How do I understand approximate time for the training of dataset with 3 GB size?

Denyz_Pylypenko · February 2, 2021, 10:20am

I downloaded Russian dataset of size 3 GB and I am running training on 2-core machine. My recent checkpoint just passed point of 150k and it has been running for a last few months.

Can I somehow estimate the amount of time left until it is done?

othiele · February 2, 2021, 10:24am

If you are running on CPU only, this can take a while.

Take the nr of chunks and divide by the batch size. This will give you the steps for each epoch.

Hint: Use a GPU machine on Google Colab. You’ll have a model after a couple of hours. But it is not permament So download your results.

Denyz_Pylypenko · February 2, 2021, 10:43am

Sounds amazing. Will definitely try Google Colab.

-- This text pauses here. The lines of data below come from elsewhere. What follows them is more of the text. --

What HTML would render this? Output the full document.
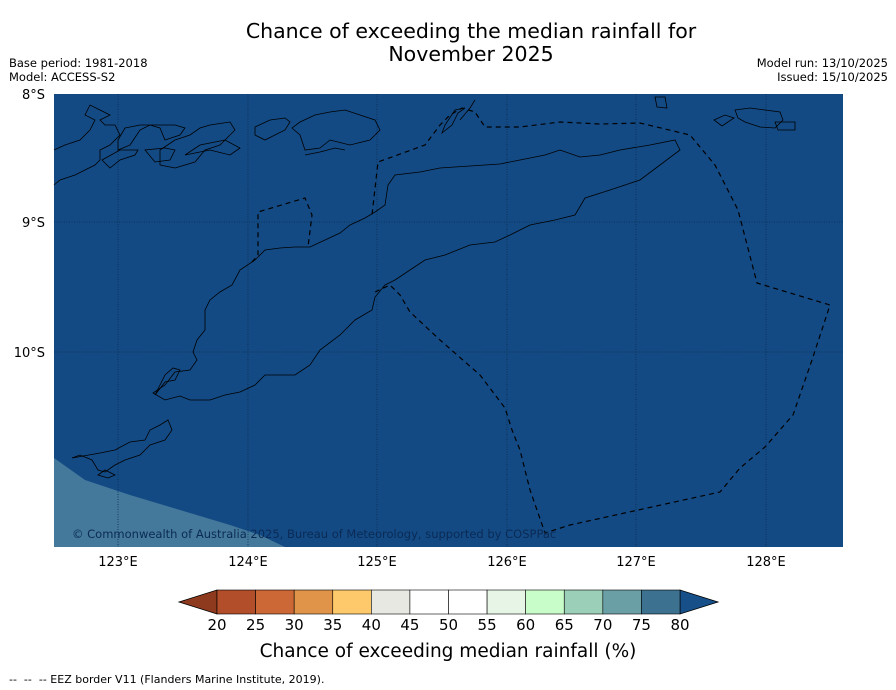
<!DOCTYPE html>
<html><head><meta charset="utf-8">
<style>
body{margin:0;background:#fff;font-family:"Liberation Sans","DejaVu Sans",sans-serif;}
#wrap{position:relative;width:896px;height:690px;overflow:hidden;}
.t{position:absolute;white-space:nowrap;}
</style></head>
<body>
<div id="wrap">
<div class="t" style="left:0;width:942px;top:20px;text-align:center;font-size:20.5px;line-height:23px;font-family:'DejaVu Sans',sans-serif;">Chance of exceeding the median rainfall for<br>November 2025</div>
<div class="t" style="left:9px;top:56px;font-size:11.5px;line-height:14px;font-family:'DejaVu Sans',sans-serif;">Base period: 1981-2018<br>Model: ACCESS-S2</div>
<div class="t" style="right:8px;top:56px;font-size:11.5px;line-height:14px;text-align:right;font-family:'DejaVu Sans',sans-serif;">Model run: 13/10/2025<br>Issued: 15/10/2025</div>
<svg id="svg" width="896" height="690" style="position:absolute;left:0;top:0" font-family="DejaVu Sans, sans-serif">
<g>
<rect x="54" y="94" width="789" height="453" fill="#134a84"/>
<polygon points="54,458 85,480 130,495 180,510 230,525 260,535 285,547 54,547" fill="#44799b"/>
<g stroke="#0b2a4a" stroke-width="0.8" stroke-dasharray="1,1.5">
<line x1="118" y1="94" x2="118" y2="547"/><line x1="248" y1="94" x2="248" y2="547"/><line x1="377" y1="94" x2="377" y2="547"/><line x1="507" y1="94" x2="507" y2="547"/><line x1="636" y1="94" x2="636" y2="547"/><line x1="766" y1="94" x2="766" y2="547"/>
<line x1="54" y1="222" x2="843" y2="222"/><line x1="54" y1="352" x2="843" y2="352"/>
</g>
<g fill="none" stroke="#000" stroke-width="0.8">
<path d="M153,393 L165,385 L175,372 L190,370 L197,360 L193,352 L197,340 L205,330 L205,310 L210,300 L220,292 L232,285 L240,270 L255,260 L265,250 L280,248 L295,247 L310,247 L325,240 L340,233 L350,225 L365,218 L375,212 L385,205 L388,185 L395,175 L420,172 L440,168 L470,166 L500,164 L520,160 L545,155 L560,150 L580,157 L600,155 L620,150 L650,145 L675,140 L680,150 L660,165 L640,180 L610,190 L585,198 L575,215 L555,220 L530,225 L510,235 L495,242 L470,245 L445,255 L425,260 L410,270 L395,280 L385,285 L375,297 L372,310 L355,320 L340,335 L320,350 L310,365 L295,375 L265,375 L255,385 L240,392 L225,395 L210,400 L190,400 L180,396 L165,400 Z"/>
<path d="M155,395 L165,382 L175,380 L180,370 L173,368 L165,375 L160,385 Z"/>
<path d="M54,185 L60,180 L75,175 L85,170 L95,165 L100,160 L100,150 L110,145 L120,135 L115,125 L105,125 L100,120 L110,115 L100,110 L90,105 L85,115 L95,120 L90,130 L80,140 L65,145 L54,150"/>
<path d="M118,150 L130,145 L140,130 L150,125 L160,128 L165,140 L180,135 L185,128 L175,125 L160,125 L140,125 L125,128 L118,140 Z"/>
<path d="M102,160 L110,168 L120,160 L135,155 L138,150 L120,150 Z"/>
<path d="M160,165 L175,168 L195,162 L205,150 L220,145 L235,130 L230,122 L210,125 L200,128 L190,135 L175,140 L160,150 Z"/>
<path d="M145,150 L155,162 L170,160 L175,150 L165,148 Z"/>
<path d="M255,135 L265,140 L285,130 L290,122 L285,118 L270,120 L255,127 Z"/>
<path d="M185,155 L210,150 L230,155 L240,148 L225,140 L200,145 Z"/>
<path d="M292,128 L300,135 L305,150 L320,148 L330,140 L350,145 L370,140 L380,130 L375,120 L360,115 L345,110 L330,112 L315,115 L300,122 Z"/>
<path d="M305,155 L320,152 L335,148 L345,150"/>
<path d="M460,120 L470,108 L475,100"/>
<path d="M442,133 L452,125 L458,113 L465,108 L455,110 L445,125 Z"/>
<path d="M735,110 L750,108 L765,110 L780,112 L783,120 L775,128 L760,127 L745,122 L738,118 Z"/>
<path d="M775,122 L795,122 L795,130 L778,130 Z"/>
<path d="M655,97 L665,97 L667,108 L657,107 Z"/>
<path d="M714,120 L725,115 L734,118 L722,126 Z"/>
<path d="M72,458 L80,455 L92,460 L98,470 L105,472 L115,465 L125,460 L140,455 L150,445 L165,440 L172,430 L168,420 L160,425 L150,430 L145,440 L130,442 L115,450 L100,453 Z"/>
<path d="M98,475 L108,478 L115,475 L105,470 Z"/>
</g>
<g fill="none" stroke="#000" stroke-width="1.2" stroke-dasharray="5,4">
<path d="M375,292 L390,285 L400,295 L410,312 L440,340 L480,375 L505,408 L512,430 L520,450 L530,490 L545,533 L570,525 L720,492 L740,468 L765,447 L793,415 L812,360 L830,305 L757,283 L738,210 L715,165 L690,135 L640,123 L600,124 L560,122 L520,127 L485,127 L475,112 L462,108 L450,115 L440,125 L425,145 L378,162 L372,215"/>
<path d="M252,262 L258,255 L258,212 L305,198 L312,215 L308,247"/>
</g>
<text x="72" y="538" font-size="11.5" fill="#0b2a55">© Commonwealth of Australia 2025, Bureau of Meteorology, supported by COSPPac</text>
</g>
<g font-size="13" fill="#000">
<text x="45" y="99" text-anchor="end">8°S</text>
<text x="45" y="227" text-anchor="end">9°S</text>
<text x="45" y="357" text-anchor="end">10°S</text>
<text x="118" y="566" text-anchor="middle">123°E</text>
<text x="248" y="566" text-anchor="middle">124°E</text>
<text x="377" y="566" text-anchor="middle">125°E</text>
<text x="507" y="566" text-anchor="middle">126°E</text>
<text x="636" y="566" text-anchor="middle">127°E</text>
<text x="766" y="566" text-anchor="middle">128°E</text>
</g>
<g id="cbar"></g>
<text x="448" y="657" font-size="18.5" text-anchor="middle">Chance of exceeding median rainfall (%)</text>
<text x="9" y="683" font-size="11" xml:space="preserve">--  --  -- EEZ border V11 (Flanders Marine Institute, 2019).</text>
</svg>
</div>
<script>
const levels=[20,25,30,35,40,45,50,55,60,65,70,75,80];
const binColors=["#b24e2a","#cc6835","#e0944a","#fdc96a","#e8e8e2","#ffffff","#ffffff","#e6f5e6","#c8fcc8","#9bcfb7","#6a9fa5","#3c718f"];
const underColor="#8e3a1e", overColor="#174f89";
const x0=217,x1=680,y0=590,h=24;
const sx=v=>x0+(v-levels[0])/(levels[levels.length-1]-levels[0])*(x1-x0);
const g=document.getElementById('cbar');const NS="http://www.w3.org/2000/svg";
function mk(t,a){const e=document.createElementNS(NS,t);for(const k in a)e.setAttribute(k,a[k]);g.appendChild(e);return e;}
let e=mk('polygon',{points:`${x0},${y0} ${x0},${y0+h} 179,${y0+h/2}`,fill:underColor,stroke:"#000","stroke-width":0.8});


e=mk('polygon',{points:`${x1},${y0} ${x1},${y0+h} 718,${y0+h/2}`,fill:overColor,stroke:"#000","stroke-width":0.8});


for(let i=0;i<binColors.length;i++){
 e=mk('rect',{x:sx(levels[i]),y:y0,width:sx(levels[i+1])-sx(levels[i]),height:h,fill:binColors[i],stroke:"#000","stroke-width":0.6});
 
 
}
for(const v of levels){
 e=mk('text',{x:sx(v),y:630,"font-size":15,"text-anchor":"middle"});e.textContent=v;
 
 
}
</script>
</body></html>
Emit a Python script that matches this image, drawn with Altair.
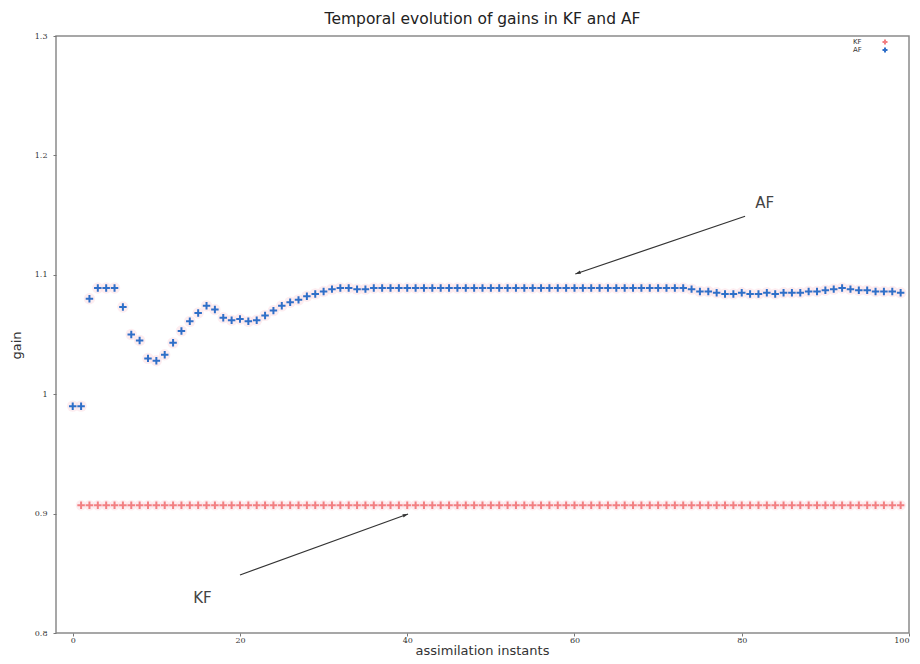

Denyz_Pylypenko · February 23, 2021, 7:42pm

hey, Olaf
can you please tell me where I can find a full guide on how to train Mozilla Voice datasets on Google Colab

p.s. I am JavaScript engineer so I have some difficulties understanding Python

othiele · February 23, 2021, 8:02pm

I guess you have 2 choices as I don’t have a running Colab currently:

Find a Linux server you can use and go by the playbook linked in the guidelines.
Search here for a Colab that works. I remember one just recently for inferencing, but might have been training too. Or simply do one step after the other as in the readme. It works. Post everything in a new thread and I am happy to help.